High and Dry (1954)
9/10
A neglected gem by McKendrick
21 November 2023
This is a 1954 film from the Ealing Studios that seems to have disappointed its viewers, then and now, perhaps because all of us who came upon the work of Sir Michael Balcon, surely one of the world's best producers, expected another wry comedy in the style of his studio's other international successes. But THE MAGGIE is not a comedy in the classic Ealing style despite its many comic moments. It is the classic drama about a rich man, in this case simply called The American, who comes to understand something about himself and life by encountering simpler and often devious folk. The film is brilliantly cast and directed by Alexander Mckendrick, a Scotsman born in America, one of the many British directors of small films who would go on to make bigger ones in the United States, among them SWEET SMELL OF SUCCESS, one of the best views of American self-corruption ever filmed.
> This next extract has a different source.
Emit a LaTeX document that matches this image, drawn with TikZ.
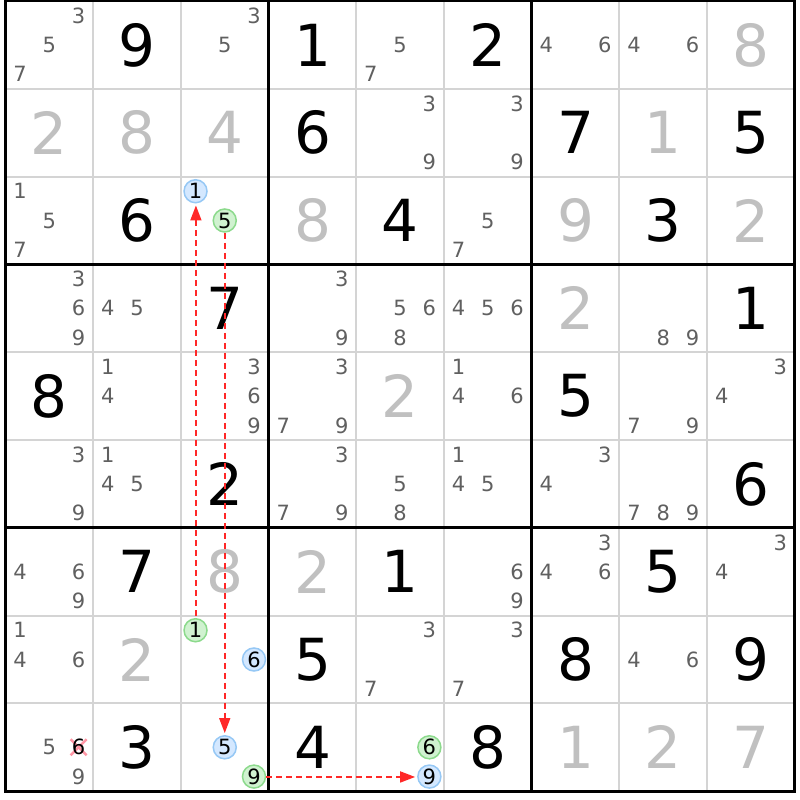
\documentclass[tikz,border=0pt]{standalone}
\usepackage{fontspec}
\setmainfont{DejaVu Sans}
\usetikzlibrary{arrows.meta}
\definecolor{candc}{RGB}{96,96,96}
\definecolor{solvedc}{RGB}{192,192,192}
\definecolor{thinc}{RGB}{212,212,212}
\definecolor{bluef}{RGB}{212,232,255}
\definecolor{blued}{RGB}{150,200,245}
\definecolor{greenf}{RGB}{208,242,208}
\definecolor{greend}{RGB}{140,218,140}
\definecolor{arrc}{RGB}{255,40,40}
\definecolor{crossc}{RGB}{255,150,165}
\newcommand\sdkPos[3]{%
  \pgfmathsetmacro\xx{5.5+87.7*(#2-1)+87.7*(2*mod(#3-1,3)+1)/6}%
  \pgfmathsetmacro\yy{1+87.8*(#1-1)+87.8*(2*floor((#3-1)/3)+1)/6}}
\newcommand\sdkCands[3]{\foreach \k in {#3}{\sdkPos{#1}{#2}{\k}\node[cand] (c#1#2\k) at (\xx,\yy) {\k};}}
\newcommand\sdkGiven[3]{\node[given] (g#1#2) at ({5.5+87.7*(#2-0.5)},{1+87.8*(#1-0.5)}) {#3};}
\newcommand\sdkSolved[3]{\node[given,text=solvedc] (s#1#2) at ({5.5+87.7*(#2-0.5)},{1+87.8*(#1-0.5)}) {#3};}
\newcommand\sdkCirc[5]{\sdkPos{#1}{#2}{#3}\node[cand,circ,#4] (#5) at (\xx,\yy) {#3};}
\begin{document}
\begin{tikzpicture}[x=1pt,y=-1pt,
  cand/.style={font=\fontsize{21}{21}\selectfont,text=candc,inner sep=0pt},
  given/.style={font=\fontsize{58}{58}\selectfont,text=black,inner sep=0pt},
  circ/.style={circle,inner sep=0pt,minimum size=23pt,line width=1.5pt,text=black},
  bluec/.style={fill=bluef,draw=blued},
  greenc/.style={fill=greenf,draw=greend},
  thinline/.style={draw=thinc,line width=2pt},
  thickline/.style={draw=black,line width=3pt},
  arrline/.style={color=arrc,line width=1.7pt,dash pattern=on 6pt off 4pt},
  arr/.style={arrline,-{Triangle[length=15pt,width=11pt]},shorten >=2pt},
  arrback/.style={arrline,{Triangle[length=15pt,width=11pt]}-,shorten <=2pt},
  crossln/.style={draw=crossc,line width=2.5pt}]
\useasboundingbox (0,0) rectangle (800,800);
\fill[white] (0,0) rectangle (800,800);
% grid
\foreach \i in {1,2,4,5,7,8}{
  \draw[thinline] ({5.5+87.7*\i},1) -- ({5.5+87.7*\i},791.2);
  \draw[thinline] (5.5,{1+87.8*\i}) -- (794.8,{1+87.8*\i});
}
\foreach \i in {3,6}{
  \draw[thickline] ({5.5+87.7*\i},1) -- ({5.5+87.7*\i},791.2);
  \draw[thickline] (5.5,{1+87.8*\i}) -- (794.8,{1+87.8*\i});
}
\draw[thickline] (5.5,1) rectangle (794.8,791.2);
% given digits
\sdkGiven{1}{2}{9}\sdkGiven{1}{4}{1}\sdkGiven{1}{6}{2}
\sdkGiven{2}{4}{6}\sdkGiven{2}{7}{7}\sdkGiven{2}{9}{5}
\sdkGiven{3}{2}{6}\sdkGiven{3}{5}{4}\sdkGiven{3}{8}{3}
\sdkGiven{4}{3}{7}\sdkGiven{4}{9}{1}
\sdkGiven{5}{1}{8}\sdkGiven{5}{7}{5}
\sdkGiven{6}{3}{2}\sdkGiven{6}{9}{6}
\sdkGiven{7}{2}{7}\sdkGiven{7}{5}{1}\sdkGiven{7}{8}{5}
\sdkGiven{8}{4}{5}\sdkGiven{8}{7}{8}\sdkGiven{8}{9}{9}
\sdkGiven{9}{2}{3}\sdkGiven{9}{4}{4}\sdkGiven{9}{6}{8}
% solved digits
\sdkSolved{1}{9}{8}
\sdkSolved{2}{1}{2}\sdkSolved{2}{2}{8}\sdkSolved{2}{3}{4}\sdkSolved{2}{8}{1}
\sdkSolved{3}{4}{8}\sdkSolved{3}{7}{9}\sdkSolved{3}{9}{2}
\sdkSolved{4}{7}{2}
\sdkSolved{5}{5}{2}
\sdkSolved{7}{3}{8}\sdkSolved{7}{4}{2}
\sdkSolved{8}{2}{2}
\sdkSolved{9}{7}{1}\sdkSolved{9}{8}{2}\sdkSolved{9}{9}{7}
% candidates
\sdkCands{1}{1}{3,5,7}\sdkCands{1}{3}{3,5}\sdkCands{1}{5}{5,7}\sdkCands{1}{7}{4,6}\sdkCands{1}{8}{4,6}
\sdkCands{2}{5}{3,9}\sdkCands{2}{6}{3,9}
\sdkCands{3}{1}{1,5,7}\sdkCands{3}{6}{5,7}
\sdkCands{4}{1}{3,6,9}\sdkCands{4}{2}{4,5}\sdkCands{4}{4}{3,9}\sdkCands{4}{5}{5,6,8}\sdkCands{4}{6}{4,5,6}\sdkCands{4}{8}{8,9}
\sdkCands{5}{2}{1,4}\sdkCands{5}{3}{3,6,9}\sdkCands{5}{4}{3,7,9}\sdkCands{5}{6}{1,4,6}\sdkCands{5}{8}{7,9}\sdkCands{5}{9}{3,4}
\sdkCands{6}{1}{3,9}\sdkCands{6}{2}{1,4,5}\sdkCands{6}{4}{3,7,9}\sdkCands{6}{5}{5,8}\sdkCands{6}{6}{1,4,5}\sdkCands{6}{7}{3,4}\sdkCands{6}{8}{7,8,9}
\sdkCands{7}{1}{4,6,9}\sdkCands{7}{6}{6,9}\sdkCands{7}{7}{3,4,6}\sdkCands{7}{9}{3,4}
\sdkCands{8}{1}{1,4,6}\sdkCands{8}{5}{3,7}\sdkCands{8}{6}{3,7}\sdkCands{8}{8}{4,6}
\sdkCands{9}{1}{5,9}
% eliminated candidate
\sdkPos{9}{1}{6}
\coordinate (x916) at (\xx,\yy);
\draw[crossln] ([shift={(-8,-8)}]x916) -- ([shift={(8,8)}]x916);
\draw[crossln] ([shift={(-8,8)}]x916) -- ([shift={(8,-8)}]x916);
\node[cand,text=black] (c916) at (x916) {6};
% circled candidates
\sdkCirc{3}{3}{1}{bluec}{a331}
\sdkCirc{3}{3}{5}{greenc}{a335}
\sdkCirc{8}{3}{1}{greenc}{a831}
\sdkCirc{8}{3}{6}{bluec}{a836}
\sdkCirc{9}{3}{5}{bluec}{a935}
\sdkCirc{9}{3}{9}{greenc}{a939}
\sdkCirc{9}{5}{6}{greenc}{a956}
\sdkCirc{9}{5}{9}{bluec}{a959}
% arrows
\draw[arrback] ([xshift=0.4pt]a331.south) -- ([xshift=0.4pt]a831.north);
\draw[arr] (a335) -- (a935);
\draw[arr] ([yshift=-0.4pt]a939.east) -- ([yshift=-0.4pt]a959.west);
\end{tikzpicture}
\end{document}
In addition, the film has a first-rate comic/dramatic script by the expatriated American screenwriter, William Rose, who wrote GENEVIEVE and would go on to do Stanley Kramer's IT'S A MAD MAD MAD MAD WORLD. Mckendrick's film, shot mostly on location on the island of Islay in Scotland, has an air of reality rarely captured in non-Italian or French films of the time. Mckendrick must have been a difficult man, constantly quitting or being fired by his employees, perhaps because he fought too hard for the integrity of his films. He ended up with a prestigious post as the Dean of the Film Department of the California Institure of the Arts, but made no feature films after 1967. He died in 1993. A director of exceptional talent.